418 MEADOW STREET ASSO. v. LEVINE, No. CV-07-5012777 (Oct. 4, 2010)


418 MEADOW STREET ASSOCIATION, LLC ET AL. v. STEVEN LEVINE.

2010 Ct. Sup. 18794, 50 CLR 736
No. CV-07-5012777Connecticut Superior Court Judicial District of Fairfield at Bridgeport
October 4, 2010

[EDITOR’S NOTE: This case is unpublished as indicated by the issuing court.]

MEMORANDUM OF DECISION RE MOTION TO VACATE JUDGMENT
K. DOOLEY, J.

Two years and 35 days after a judgment upon default was entered against the defendant and in favor of the three plaintiffs, 418 Meadow Street Assoc. LLC, Michael Weinshel and Mark Wynnick, the judgment debtor seeks to vacate the judgment, reopen the default and permit him to contest the standing of one of the plaintiffs, thereby implicating this court’s subject matter jurisdiction as to claims by that plaintiff — 418 Meadow Street Assoc.
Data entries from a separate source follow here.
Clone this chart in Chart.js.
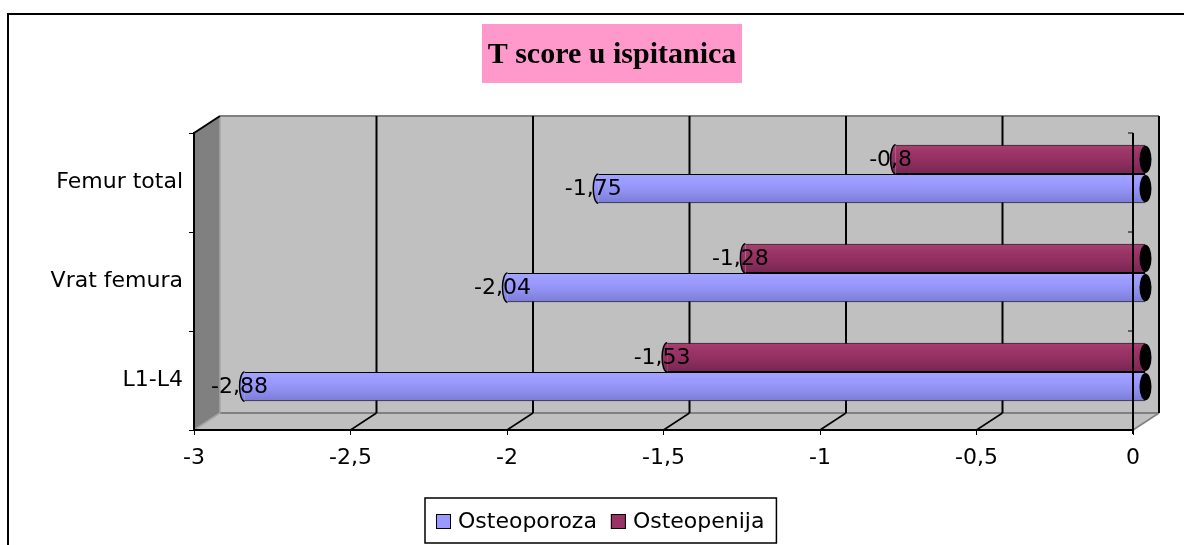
<!DOCTYPE html>
<html><head><meta charset="utf-8">
<script src="https://cdn.jsdelivr.net/npm/chart.js@4.4.0/dist/chart.umd.min.js"></script>
<style>html,body{margin:0;padding:0;background:#fff;overflow:hidden}canvas{display:block}</style>
</head><body>
<div style="width:1184px;height:545px;position:relative"><canvas id="c" width="1184" height="545"></canvas></div>
<script>
// ---- data ----
const categories = ['Femur total', 'Vrat femura', 'L1-L4'];
const osteoporoza = [-1.75, -2.04, -2.88];
const osteopenija = [-0.8, -1.28, -1.53];
const seriesNames = ['Osteoporoza', 'Osteopenija'];
const xTicks = [-3, -2.5, -2, -1.5, -1, -0.5, 0];
const chartTitle = 'T score u ispitanica';

// ---- style ----
const BLUE = '#9999FF', MAROON = '#993366';
const BLUE_STOPS = [[0, '#A4A4FF'], [0.35, '#9999FF'], [0.6, '#9090F0'], [1, '#7A7AD6']];
const MAROON_STOPS = [[0, '#A8406F'], [0.35, '#993366'], [0.6, '#8F2F5F'], [1, '#762650']];
const DX = 26, DY = -17;      // depth of the 3D box
const CAT_PCT = 0.59;
const FONT = '"DejaVu Sans"';
const fmt = v => String(v).replace('.', ',');

function grad(stops, fallback) {
  return (c) => {
    const chart = c.chart, ys = chart.scales && chart.scales.y;
    if (!ys || c.dataIndex === undefined || !chart.chartArea) return fallback;
    const step = Math.abs(ys.getPixelForValue(1) - ys.getPixelForValue(0));
    const bw = step * CAT_PCT / 2;
    const center = ys.getPixelForValue(c.dataIndex);
    const top = c.datasetIndex === 0 ? center - bw : center;
    const g = chart.ctx.createLinearGradient(0, top, 0, top + bw);
    stops.forEach(s => g.addColorStop(s[0], s[1]));
    return g;
  };
}

const scene = {
  id: 'scene',
  beforeDraw(chart) {
    const ctx = chart.ctx, a = chart.chartArea, xs = chart.scales.x;
    const L = a.left, R = a.right, T = a.top, B = a.bottom;
    ctx.save();
    ctx.fillStyle = '#fff'; ctx.fillRect(0, 0, chart.width, chart.height);
    // outer frame
    ctx.strokeStyle = '#000'; ctx.lineWidth = 2;
    ctx.strokeRect(8, 14, chart.width + 20, chart.height + 20);
    // title
    ctx.fillStyle = '#FF99CC';
    ctx.fillRect(482, 24, 260, 59);
    ctx.fillStyle = '#000';
    ctx.font = 'bold 30px "Liberation Serif"';
    ctx.textAlign = 'center'; ctx.textBaseline = 'alphabetic';
    ctx.fillText(chartTitle, 612, 63);
    const poly = (pts, fill) => {
      ctx.beginPath(); ctx.moveTo(pts[0][0], pts[0][1]);
      pts.slice(1).forEach(p => ctx.lineTo(p[0], p[1])); ctx.closePath();
      ctx.fillStyle = fill; ctx.fill();
    };
    const line = (x1, y1, x2, y2, col, w) => {
      ctx.beginPath(); ctx.moveTo(x1, y1); ctx.lineTo(x2, y2);
      ctx.strokeStyle = col; ctx.lineWidth = w; ctx.stroke();
    };
    // back wall
    poly([[L + DX, T + DY], [R + DX, T + DY], [R + DX, B + DY], [L + DX, B + DY]], '#C0C0C0');
    // floor
    poly([[L, B], [R, B], [R + DX, B + DY], [L + DX, B + DY]], '#C0C0C0');
    // left wall
    poly([[L, T], [L + DX, T + DY], [L + DX, B + DY], [L, B]], '#808080');
    // edges
    line(L + DX, T + DY, R + DX, T + DY, '#808080', 2);
    line(L + DX, B + DY, R + DX, B + DY, '#808080', 2);
    line(L + DX, T + DY, L + DX, B + DY, '#A6A6A6', 1.5);
    line(L, T, L + DX, T + DY, '#000', 2);
    line(R, B, R + DX, B + DY, '#808080', 1.5);
    // gridlines on back wall + floor
    xTicks.forEach(v => {
      const px = xs.getPixelForValue(v);
      if (v !== xTicks[0]) {
        line(px + DX, T + DY, px + DX, B + DY, '#000', 2);
        if (v !== 0) line(px, B, px + DX, B + DY, '#000', 1.5);
      } else {
        line(px, B, px + DX, B + DY, '#A6A6A6', 1.5);
      }
    });
    ctx.restore();
  },
  beforeDatasetsDraw(chart) {
    chart.ctx.save();
    chart.ctx.translate(DX / 2, DY / 2);
  },
  afterDatasetsDraw(chart) {
    const ctx = chart.ctx;
    chart.data.datasets.forEach((ds, di) => {
      const meta = chart.getDatasetMeta(di);
      meta.data.forEach((bar, i) => {
        const p = bar.getProps(['x', 'y', 'base', 'height'], true);
        const h = p.height;
        // left rounded end
        ctx.beginPath();
        ctx.ellipse(p.x, p.y, 5, h / 2, 0, Math.PI / 2, Math.PI * 1.5);
        ctx.fillStyle = bar.options.backgroundColor;
        ctx.fill();
        ctx.strokeStyle = '#000'; ctx.lineWidth = 1.5; ctx.stroke();
        // right dark end
        ctx.beginPath();
        ctx.ellipse(p.base, p.y, 6, h / 2 - 1, 0, 0, Math.PI * 2);
        ctx.fillStyle = '#000'; ctx.fill();
      });
    });
    // value labels
    ctx.font = '22px ' + FONT;
    ctx.fillStyle = '#000';
    ctx.textAlign = 'center'; ctx.textBaseline = 'middle';
    chart.data.datasets.forEach((ds, di) => {
      const meta = chart.getDatasetMeta(di);
      meta.data.forEach((bar, i) => {
        const p = bar.getProps(['x', 'y'], true);
        ctx.fillText(fmt(ds.data[i]), p.x - 5, p.y + 1);
      });
    });
    ctx.restore();
    // category axis line at value 0 (front plane)
    const a = chart.chartArea, xs = chart.scales.x;
    const x0 = xs.getPixelForValue(0);
    ctx.save();
    ctx.strokeStyle = '#000'; ctx.lineWidth = 2;
    ctx.beginPath(); ctx.moveTo(x0, a.top); ctx.lineTo(x0, a.bottom + 4); ctx.stroke();
    ctx.lineWidth = 1;
    for (let k = 0; k <= categories.length; k++) {
      const y = a.top + k * (a.bottom - a.top) / categories.length;
      ctx.beginPath(); ctx.moveTo(x0 - 5, y); ctx.lineTo(x0, y); ctx.stroke();
    }
    ctx.restore();
  },
  afterDraw(chart) {
    const ctx = chart.ctx;
    ctx.save();
    ctx.font = '22px ' + FONT;
    const items = chart.data.datasets.slice().reverse().map(d => ({ label: d.label, color: d.legendColor }));
    const padL = 11, sq = 15, gap = 7, itemGap = 14, padR = 12;
    let total = padL + padR;
    items.forEach((it, k) => { it.w = ctx.measureText(it.label).width; total += sq + gap + it.w + (k ? itemGap : 0); });
    const left = Math.round(600.5 - total / 2), top = 498, hgt = 45;
    ctx.fillStyle = '#fff'; ctx.fillRect(left, top, total, hgt);
    ctx.strokeStyle = '#000'; ctx.lineWidth = 1.5;
    ctx.strokeRect(left, top, total, hgt);
    let x = left + padL;
    items.forEach((it, k) => {
      if (k) x += itemGap;
      ctx.fillStyle = it.color; ctx.fillRect(x, 514, sq, sq);
      ctx.strokeStyle = '#000'; ctx.lineWidth = 1; ctx.strokeRect(x + 0.5, 514.5, sq - 1, sq - 1);
      x += sq + gap;
      ctx.fillStyle = '#000'; ctx.textAlign = 'left'; ctx.textBaseline = 'alphabetic';
      ctx.fillText(it.label, x, 528);
      x += it.w;
    });
    ctx.restore();
  }
};

new Chart(document.getElementById('c'), {
  type: 'bar',
  data: {
    labels: categories,
    datasets: [
      { label: seriesNames[1], data: osteopenija, legendColor: MAROON,
        backgroundColor: grad(MAROON_STOPS, MAROON), borderColor: '#000',
        borderWidth: { top: 1, bottom: 1, left: 0, right: 0 }, borderSkipped: false, clip: false },
      { label: seriesNames[0], data: osteoporoza, legendColor: BLUE,
        backgroundColor: grad(BLUE_STOPS, BLUE), borderColor: '#000',
        borderWidth: { top: 1, bottom: 1, left: 0, right: 0 }, borderSkipped: false, clip: false }
    ]
  },
  options: {
    indexAxis: 'y',
    responsive: false,
    animation: false,
    devicePixelRatio: 1,
    layout: { padding: { left: 0, top: 133, right: 51, bottom: 0 } },
    datasets: { bar: { categoryPercentage: CAT_PCT, barPercentage: 1 } },
    plugins: { legend: { display: false }, title: { display: false }, tooltip: { enabled: false } },
    scales: {
      x: {
        type: 'linear', min: -3, max: 0,
        afterBuildTicks: s => { s.ticks = xTicks.map(v => ({ value: v })); },
        afterFit: s => { s.height = 115; },
        ticks: { callback: v => fmt(v), color: '#000', font: { family: 'DejaVu Sans', size: 22 }, padding: 10, maxRotation: 0, autoSkip: false },
        grid: { drawOnChartArea: false, drawTicks: true, tickLength: 5, color: '#000', lineWidth: 1 },
        border: { display: true, color: '#000', width: 2 }
      },
      y: {
        afterFit: s => { s.width = 194; },
        ticks: { color: '#000', font: { family: 'DejaVu Sans', size: 22 }, padding: 6, autoSkip: false },
        grid: { drawOnChartArea: false, drawTicks: true, tickLength: 5, color: '#000', lineWidth: 1, offset: true },
        border: { display: true, color: '#000', width: 2 }
      }
    }
  },
  plugins: [scene]
});
</script>
</body></html>
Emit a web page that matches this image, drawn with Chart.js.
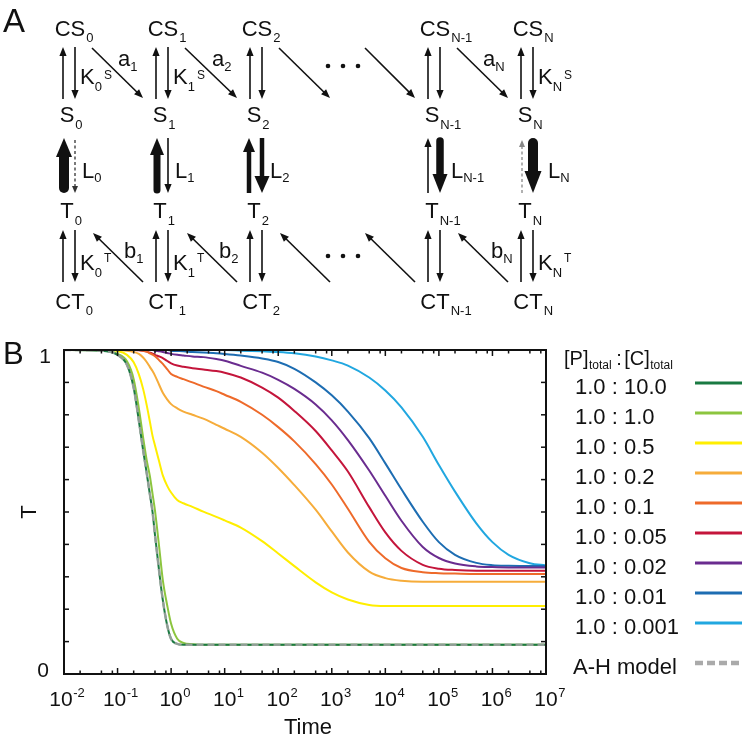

LLC.[1]

A review of the court’s file reveals the following procedural history of this case.

It was commenced by writ, summons and complaint with a return date of December 27, 2007. The defendant’s counsel filed an appearance on January 23, 2008. The default for failure to plead entered on June 30, 2008. Thereafter, the judgment upon default entered on August 5, 2008. Following entry of the judgment, the judgment debtor appeared as summoned for an examination of his assets, as the plaintiffs sought to collect the judgment debt.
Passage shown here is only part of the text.